Begin

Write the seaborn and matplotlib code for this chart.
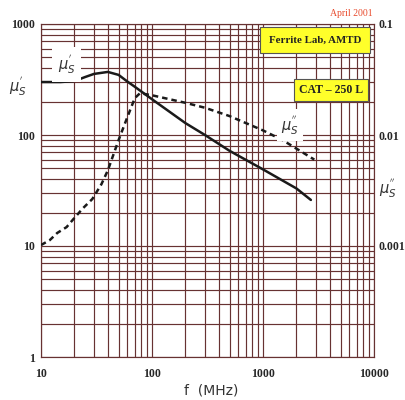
import matplotlib
matplotlib.use("Agg")
import matplotlib.pyplot as plt
import seaborn as sns
import pandas as pd
from matplotlib.ticker import FixedLocator, LogLocator, NullFormatter

# Data
freq_real = [10, 15, 20, 25, 30, 40, 50, 60, 70, 100, 200, 300, 500, 1000, 2000, 2700]
mu_real = [300, 300, 306, 333, 355, 370, 348, 303, 272, 210, 128, 100, 72, 49, 33, 26]

freq_imag = [10, 12, 14, 17, 20, 24, 29, 35, 40, 50, 60, 70, 78, 100, 200, 300, 500, 1000, 1500, 2900]
mu_imag = [10.2, 11.3, 13.1, 14.8, 17.9, 22, 26.5, 36, 48, 90, 145, 215, 238, 228, 195, 176, 148, 110, 90, 60]

x_ticks = [10, 100, 1000, 10000]
x_tick_labels = ["10", "100", "1000", "10000"]
y_ticks = [1, 10, 100, 1000]
y_tick_labels = ["1", "10", "100", "1000"]
right_ticks = [10, 100, 1000]
right_tick_labels = ["0.001", "0.01", "0.1"]

df_real = pd.DataFrame({"f": freq_real, "mu": mu_real})
df_imag = pd.DataFrame({"f": freq_imag, "mu": mu_imag})

sns.set_theme(style="white")
plt.rcParams["font.family"] = ["DejaVu Sans"]
plt.rcParams["mathtext.fontset"] = "dejavusans"

fig = plt.figure(figsize=(4.06, 4.0), dpi=100)
ax = fig.add_axes([41 / 406, 1 - 357 / 400, 333 / 406, 333 / 400])

grid_col = "#673232"
ax.set_xscale("log")
ax.set_yscale("log")
ax.set_xlim(10, 10000)
ax.set_ylim(1, 1000)
ax.xaxis.set_major_locator(FixedLocator(x_ticks))
ax.yaxis.set_major_locator(FixedLocator(y_ticks))
ax.xaxis.set_minor_locator(LogLocator(base=10, subs=range(2, 10), numticks=20))
ax.yaxis.set_minor_locator(LogLocator(base=10, subs=range(2, 10), numticks=20))
ax.xaxis.set_minor_formatter(NullFormatter())
ax.yaxis.set_minor_formatter(NullFormatter())
ax.grid(True, which="both", color=grid_col, linewidth=0.85)
ax.set_axisbelow(True)
for s in ax.spines.values():
    s.set_color(grid_col)
    s.set_linewidth(0.85)
ax.tick_params(which="both", length=0)

tick_font = dict(family="Liberation Serif", weight="bold", size=8.5)
ax.set_xticklabels(x_tick_labels, fontdict=tick_font)
ax.set_yticklabels(y_tick_labels, fontdict=tick_font)
ax.tick_params(axis="x", pad=8)
ax.tick_params(axis="y", pad=4)

sns.lineplot(data=df_real, x="f", y="mu", ax=ax, color="#1a1a1a", linewidth=1.8, zorder=5)
sns.lineplot(data=df_imag, x="f", y="mu", ax=ax, color="#1a1a1a", linewidth=1.8,
             linestyle=(0, (2.2, 1.6)), zorder=5)
ax.set_xlabel("")
ax.set_ylabel("")
fig.text(211 / 406, 1 - 390 / 400, "f  (MHz)", ha="center", va="center",
         fontsize=10, color="#333333")

# right axis
ax2 = ax.twinx()
ax2.set_yscale("log")
ax2.set_ylim(1, 1000)
ax2.yaxis.set_major_locator(FixedLocator(right_ticks))
ax2.yaxis.set_minor_formatter(NullFormatter())
ax2.yaxis.set_minor_locator(FixedLocator([]))
ax2.set_yticklabels(right_tick_labels, fontdict=tick_font)
ax2.tick_params(which="both", length=0, pad=3)
for s in ax2.spines.values():
    s.set_visible(False)

# annotations
lab_kw = dict(fontsize=10.5, color="#333333")
fig.text(18 / 406, 1 - 86 / 400, r"$\mu^{'}_{S}$", ha="center", va="center", **lab_kw)
fig.text(388 / 406, 1 - 188 / 400, r"$\mu^{''}_{S}$", ha="center", va="center", **lab_kw)
ax.text(17, 430, r"$\mu^{'}_{S}$", ha="center", va="center", zorder=6,
        bbox=dict(facecolor="white", edgecolor="none", pad=4), **lab_kw)
ax.text(1750, 123, r"$\mu^{''}_{S}$", ha="center", va="center", zorder=6,
        bbox=dict(facecolor="white", edgecolor="none", pad=3), **lab_kw)

box_font = dict(family="Liberation Serif", weight="bold", color="#222222")
fig.text(315 / 406, 1 - 40 / 400, "Ferrite Lab, AMTD", ha="center", va="center", size=7.8,
         bbox=dict(facecolor="#ffff2a", edgecolor="#555555", linewidth=0.8,
                   boxstyle="square,pad=0.8"), zorder=7, **box_font)
fig.text(331 / 406, 1 - 90 / 400, "CAT \u2013 250 L", ha="center", va="center", size=8.5,
         bbox=dict(facecolor="#ffff2a", edgecolor="#555555", linewidth=0.8,
                   boxstyle="square,pad=0.4"), zorder=7, **box_font)
fig.text(351 / 406, 1 - 13 / 400, "April 2001", ha="center", va="center",
         family="Liberation Serif", size=7, color="#e84a2c")

fig.savefig("out.png", dpi=100)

End

## EXERCISE
Which lines of the data include "matplotlib"? Copy each of them.

## THE RESPONSE
Write the seaborn and matplotlib code for this chart.
import matplotlib
matplotlib.use("Agg")
import matplotlib.pyplot as plt
from matplotlib.ticker import FixedLocator, LogLocator, NullFormatter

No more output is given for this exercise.